[Charts and diagrams as code]
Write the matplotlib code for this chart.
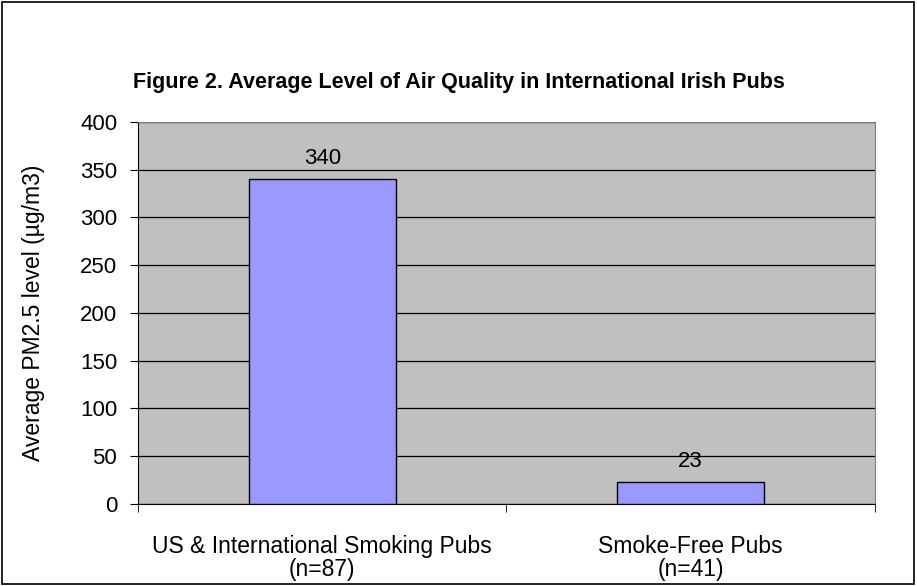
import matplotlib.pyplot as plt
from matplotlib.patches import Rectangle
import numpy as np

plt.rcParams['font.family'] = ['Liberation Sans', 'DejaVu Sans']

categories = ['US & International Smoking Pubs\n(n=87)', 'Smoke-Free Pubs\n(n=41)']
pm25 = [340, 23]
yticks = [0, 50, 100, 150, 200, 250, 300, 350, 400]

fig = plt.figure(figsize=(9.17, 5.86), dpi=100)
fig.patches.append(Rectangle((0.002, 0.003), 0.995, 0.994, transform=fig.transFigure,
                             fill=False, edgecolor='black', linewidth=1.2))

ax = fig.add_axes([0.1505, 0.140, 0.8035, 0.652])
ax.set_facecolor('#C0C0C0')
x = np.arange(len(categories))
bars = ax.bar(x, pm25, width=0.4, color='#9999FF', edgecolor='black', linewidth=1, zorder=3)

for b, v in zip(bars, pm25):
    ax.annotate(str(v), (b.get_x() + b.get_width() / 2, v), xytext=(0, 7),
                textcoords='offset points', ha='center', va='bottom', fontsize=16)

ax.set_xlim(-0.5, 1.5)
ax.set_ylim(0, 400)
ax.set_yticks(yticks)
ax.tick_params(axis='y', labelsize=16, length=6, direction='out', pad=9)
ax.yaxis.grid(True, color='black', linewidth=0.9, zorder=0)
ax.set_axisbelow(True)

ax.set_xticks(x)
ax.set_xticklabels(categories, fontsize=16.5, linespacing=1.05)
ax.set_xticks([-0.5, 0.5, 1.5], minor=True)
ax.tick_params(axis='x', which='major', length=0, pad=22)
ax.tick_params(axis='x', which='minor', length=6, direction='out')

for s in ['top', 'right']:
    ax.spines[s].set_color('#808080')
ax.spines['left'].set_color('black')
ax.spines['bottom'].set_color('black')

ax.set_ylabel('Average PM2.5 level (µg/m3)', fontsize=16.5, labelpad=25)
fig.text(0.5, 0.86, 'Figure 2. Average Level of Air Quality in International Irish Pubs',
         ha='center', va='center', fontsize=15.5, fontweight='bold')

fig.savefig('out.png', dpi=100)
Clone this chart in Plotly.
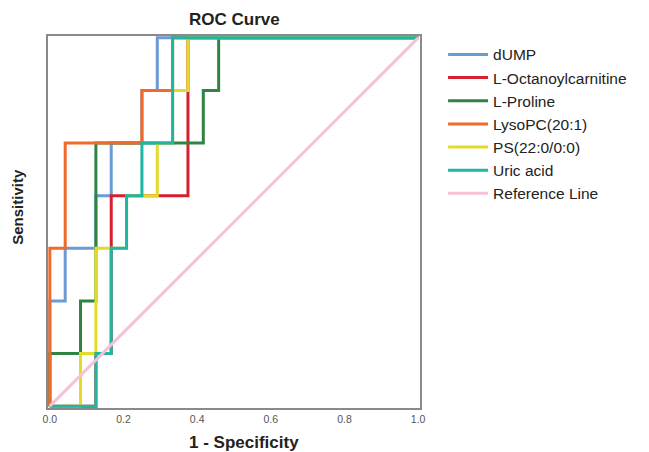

YOUR INSTRUCTIONS:
Transcribe exactly, with no pictures, the lines running from the first line of the material through the line holding "fill=False, edgecolor='black', linewidth=1.2))".

RESPONSE:
Write the matplotlib code for this chart.
import matplotlib.pyplot as plt
from matplotlib.patches import Rectangle
import numpy as np

plt.rcParams['font.family'] = ['Liberation Sans', 'DejaVu Sans']

categories = ['US & International Smoking Pubs\n(n=87)', 'Smoke-Free Pubs\n(n=41)']
pm25 = [340, 23]
yticks = [0, 50, 100, 150, 200, 250, 300, 350, 400]

fig = plt.figure(figsize=(9.17, 5.86), dpi=100)
fig.patches.append(Rectangle((0.002, 0.003), 0.995, 0.994, transform=fig.transFigure,
                             fill=False, edgecolor='black', linewidth=1.2))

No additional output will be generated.